Ирина подошла к окну и прислонилась к подоконнику.
"Солнышко… Где ж его взять в этом сером городе? Совсем скоро - новый девятьсот семнадцатый год, а на душе так безрадостно! Раньше праздник врывался в город, принося с собой запах новогодних елок, все вокруг искрилось весельем, разноцветными гирляндами, улыбками… А этот Новый год вползает в измученную войной страну нехотя, словно мучаясь вопросом: "А стоит ли? Может, еще поживете в девятьсот шестнадцатом? А может, мне вообще не приходить?.." Грустно… И от Ники нет вестей. Уже почти месяц прошел. После его отъезда кажется, будто все вокруг окрасилось в черно-белые тона." - Она покосилась на пропитанные кровью бинты, сваленные в бак в углу комнаты.
– "Еще - в красный… Черный. Белый. Красный. Три главных цвета алхимии. Вспомнились слова Порфирия: "Дух России, как Феникс, возрождающийся из пепла, снова одевается в тело черное, белое, красное…" Да, пожалуй, Иван Иванович прав. Надо научиться говорить солнышку "здравствуй"… Тогда легче жить.
– Ирина отошла от окна.
– " Интересно, куда это Поликарповна запропастилась? Надо вынести бинты. Полный бак уже".
Выйдя из докторской, она прислушалась. Где-то в конце коридора был слышен раскатистый смех. Пройдя туда, Ирина приоткрыла дверь палаты для выздоравливающих и заглянула внутрь.
Поликарповна, опершись на швабру, стояла в проходе между койками спиной к входу.
– …милочки, говорите, а я вам объяснение скажу. И ето - не смехотворство какое, а сурьезная ученость.
– Она сделала многозначительную паузу.
– Исчё сызмальства мать мне мудреную книжку читала, а я смышленая была, все на ум запоминала… Да… - Она почесала затылок.
– Книга ета - "Трепетник" называется. Ну, говорите скоренько, а я поясню. Где, говоришь, милок, у тебя трепещет?
– обратилась она к рыжеволосому парню, утиравшему выступившие от смеха слезы.
– Ага. Вот тут. Ето просто, ето я тебе так скажу - " Аще в згибе левой руки потрепещет, кажет болезнь головы и студ всему телу, а после - пот". Во: глядикося - пот у тебя, милок, аж по всему телу. Я же говорю - не смехотворство ето.
– Поликарповна!
– Ирина услышала голос пожилого солдата, совсем недавно переведенного в эту палату.

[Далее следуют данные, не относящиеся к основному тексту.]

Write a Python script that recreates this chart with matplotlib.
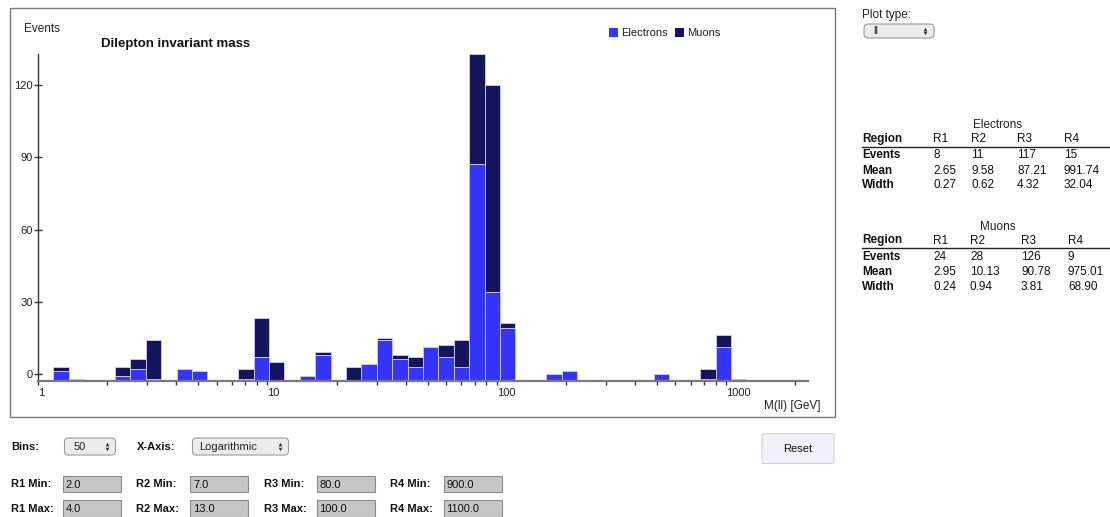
import numpy as np
import matplotlib
matplotlib.use("Agg")
import matplotlib.pyplot as plt
from matplotlib.patches import Rectangle, FancyBboxPatch

plt.rcParams['font.family'] = ['Liberation Sans', 'DejaVu Sans']

# ---------------- data ----------------
N_BINS = 50
LOG_MAX = 3.356          # histogram spans 1 .. 10**LOG_MAX GeV (log bins)
electrons = [0, 4, 0, 0, 0, 2, 5, 1, 0, 5,
             4, 0, 0, 1, 10, 0, 0, 2, 11, 0,
             0, 7, 17, 9, 6, 14, 10, 6, 90, 37,
             22, 0, 0, 3, 4, 0, 0, 0, 0, 0,
             3, 0, 0, 1, 14, 1, 0, 0, 0, 0]
muons = [0, 2, 1, 0, 0, 4, 4, 16, 0, 0,
         0, 0, 0, 4, 16, 8, 0, 0, 1, 0,
         6, 0, 1, 2, 4, 0, 5, 11, 46, 86,
         2, 0, 0, 0, 0, 0, 0, 0, 0, 0,
         0, 0, 0, 4, 5, 0, 0, 0, 0, 0]
y_ticks = [0, 30, 60, 90, 120]
x_ticks = [1, 10, 100, 1000]
x_tick_labels = ['1', '10', '100', '1000']

regions = ['R1', 'R2', 'R3', 'R4']
ele_events = ['8', '11', '117', '15']
ele_mean = ['2.65', '9.58', '87.21', '991.74']
ele_width = ['0.27', '0.62', '4.32', '32.04']
mu_events = ['24', '28', '126', '9']
mu_mean = ['2.95', '10.13', '90.78', '975.01']
mu_width = ['0.24', '0.94', '3.81', '68.90']

r_min = ['2.0', '7.0', '80.0', '900.0']
r_max = ['4.0', '13.0', '100.0', '1100.0']

# ---------------- figure ----------------
W, H = 1110, 517
fig = plt.figure(figsize=(W / 100, H / 100), dpi=100)
fig.patch.set_facecolor('white')

ui = fig.add_axes([0, 0, 1, 1])
ui.set_xlim(0, W)
ui.set_ylim(H, 0)
ui.axis('off')

# chart frame
ui.add_patch(Rectangle((10, 7.5), 825, 409, fill=False, edgecolor='#7a7a7a', lw=1.0))

# chart axes (pixel geometry)
L, R, T, B = 38, 808, 53.5, 381
ax = fig.add_axes([L / W, (H - B) / H, (R - L) / W, (B - T) / H])
ax.patch.set_alpha(0)

E_COL = '#3434fb'
M_COL = '#15155e'
Y_OFF = 2.9   # the y axis of the original starts slightly below zero; bars start at its bottom

edges = np.logspace(0, LOG_MAX, N_BINS + 1)
e = np.array(electrons, float)
m = np.array(muons, float)
base = np.full(N_BINS, -Y_OFF)
ax.bar(edges[:-1], e, width=np.diff(edges), bottom=base, align='edge',
       color=E_COL, edgecolor='#c4c4f4', linewidth=0.7, label='Electrons')
ax.bar(edges[:-1], m, width=np.diff(edges), bottom=base + e, align='edge',
       color=M_COL, edgecolor='#c4c4f4', linewidth=0.7, label='Muons')

ax.set_xscale('log')
ax.set_xlim(1, 10 ** LOG_MAX)
ax.set_ylim(-Y_OFF, (e + m).max() - Y_OFF)

for s in ['top', 'right']:
    ax.spines[s].set_visible(False)
ax.spines['left'].set_color('#333333')
ax.spines['left'].set_linewidth(1.0)
ax.spines['bottom'].set_color('#7a7a7a')
ax.spines['bottom'].set_linewidth(1.6)

ax.set_yticks(y_ticks)
ax.tick_params(axis='y', direction='inout', length=6, width=1, color='#333333',
               labelsize=8, labelcolor='#222222', pad=1)
ax.set_xticks(x_ticks)
ax.set_xticklabels(x_tick_labels)
ax.xaxis.set_minor_locator(matplotlib.ticker.LogLocator(base=10, subs=np.arange(2, 10)))
ax.xaxis.set_minor_formatter(matplotlib.ticker.NullFormatter())
ax.tick_params(axis='x', which='major', direction='out', length=3, width=1,
               color='#333333', labelsize=8, labelcolor='#222222', pad=2)
ax.tick_params(axis='x', which='minor', direction='out', length=3, width=1, color='#333333')
for lbl in ax.get_xticklabels():
    lbl.set_ha('left')

# chart texts
ui.text(24, 29, 'Events', fontsize=8.5, color='#222222', va='center', ha='left')
ui.text(101, 44, 'Dilepton invariant mass', fontsize=9.5, fontweight='bold',
        color='#111111', va='center', ha='left')
ui.text(821, 406, 'M(ll) [GeV]', fontsize=8.5, color='#222222', va='center', ha='right')

# legend
ui.add_patch(Rectangle((608.5, 27.5), 9, 9, color=E_COL, lw=0))
ui.text(621, 32.5, 'Electrons', fontsize=8, color='#222222', va='center', ha='left')
ui.add_patch(Rectangle((675, 27.5), 9, 9, color=M_COL, lw=0))
ui.text(687, 32.5, 'Muons', fontsize=8, color='#222222', va='center', ha='left')


# ---------------- right panel ----------------
def select_box(x0, y0, w, h, text, text_x):
    ui.add_patch(FancyBboxPatch((x0, y0), w, h, boxstyle='round,pad=0,rounding_size=4',
                                facecolor='#ececec', edgecolor='#9a9a9a', lw=0.8))
    ui.text(text_x, y0 + h / 2 + 0.5, text, fontsize=8, color='#222222', va='center', ha='left')
    ax_x = x0 + w - 9
    ui.plot([ax_x], [y0 + h / 2 - 2.2], marker='^', ms=2.6, color='#333333', mew=0)
    ui.plot([ax_x], [y0 + h / 2 + 2.2], marker='v', ms=2.6, color='#333333', mew=0)


ui.text(862, 15, 'Plot type:', fontsize=8.5, color='#222222', va='center', ha='left')
select_box(864, 24, 70, 14, 'll', 873)

TABLE_FS = 8.5


def stats_table(title, y_title, cols, events, means, widths):
    ui.text(998, y_title, title, fontsize=TABLE_FS, color='#222222', va='center', ha='center')
    yh = y_title + 14
    ui.text(862, yh, 'Region', fontsize=TABLE_FS, fontweight='bold', color='#111111', va='center')
    for cx, r in zip(cols, regions):
        ui.text(cx, yh, r, fontsize=TABLE_FS, color='#111111', va='center')
    ui.plot([862, 1110], [yh + 7.5, yh + 7.5], color='#222222', lw=1.0)
    for dy, name, vals in [(16, 'Events', events), (31.5, 'Mean', means), (46.5, 'Width', widths)]:
        ui.text(862, yh + dy, name, fontsize=TABLE_FS, fontweight='bold', color='#111111', va='center')
        for cx, v in zip(cols, vals):
            ui.text(cx, yh + dy, v, fontsize=TABLE_FS, color='#111111', va='center')


stats_table('Electrons', 125, [933, 971, 1017, 1064], ele_events, ele_mean, ele_width)
stats_table('Muons', 226.5, [933, 970, 1021, 1068], mu_events, mu_mean, mu_width)

# ---------------- bottom controls ----------------
ui.text(11, 446.5, 'Bins:', fontsize=8, fontweight='bold', color='#111111', va='center')
select_box(64.5, 438, 51, 17, '50', 74)
ui.text(136.5, 446.5, 'X-Axis:', fontsize=8, fontweight='bold', color='#111111', va='center')
select_box(192.5, 438, 96, 17, 'Logarithmic', 199)

ui.add_patch(FancyBboxPatch((762, 433.5), 72, 30, boxstyle='round,pad=0,rounding_size=2',
                            facecolor='#f1f1f7', edgecolor='#d0d0d8', lw=0.8))
ui.text(798, 448.5, 'Reset', fontsize=8, color='#111111', va='center', ha='center')

label_x = [11, 136.5, 263.5, 390]
box_x = [62.5, 190, 316.5, 443.5]
for i in range(4):
    for y_row, kind, vals in [(484, 'Min', r_min), (508.5, 'Max', r_max)]:
        ui.text(label_x[i], y_row, f'{regions[i]} {kind}:', fontsize=8, fontweight='bold',
                color='#111111', va='center')
        ui.add_patch(Rectangle((box_x[i], y_row - 8.2), 58, 16.4, facecolor='#c6c6c6',
                               edgecolor='#8a8a8a', lw=0.8))
        ui.text(box_x[i] + 3, y_row + 0.5, vals[i], fontsize=8, color='#111111', va='center')

fig.savefig('out.png', dpi=100, facecolor='white')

– А у меня вот тут, с утра трепещет, - приложил он руку к груди.
– Просто мочи терпеть нету.
– Он хрипло засмеялся.
– Чаво смеяться?
– возмутилась старушка.
– Ето, милок, у кого грудные титьки трепещут, то будет во сне греза великая. Так что глазья свои прикрывай и жди грезу.
Хохот раненых раскатился по палате.
– А у меня…
– Нет, сперва мне скажи…
Поликарповна, краем глаза заметив стоящую за ее спиной в дверях Ирину, засуетилась.
– Последнему скажу - и пойду. Ну вас к лешему. Где, говоришь, у тебя трепещет?
– Раненый указал на забинтованную ногу.
– А, ето так означает: "Колено левое потрепещет, - она с опаской покосилась в сторону двери, - кажет страх и переполох".
Ирина, с трудом сдерживая улыбку, вышла в коридор. Поликарповна, подхватив ведро и швабру, выскочила за ней.
– Поликарповна!
– Ирина сделала строгое лицо.
– Я же просила бинты вынести! Сколько ждать?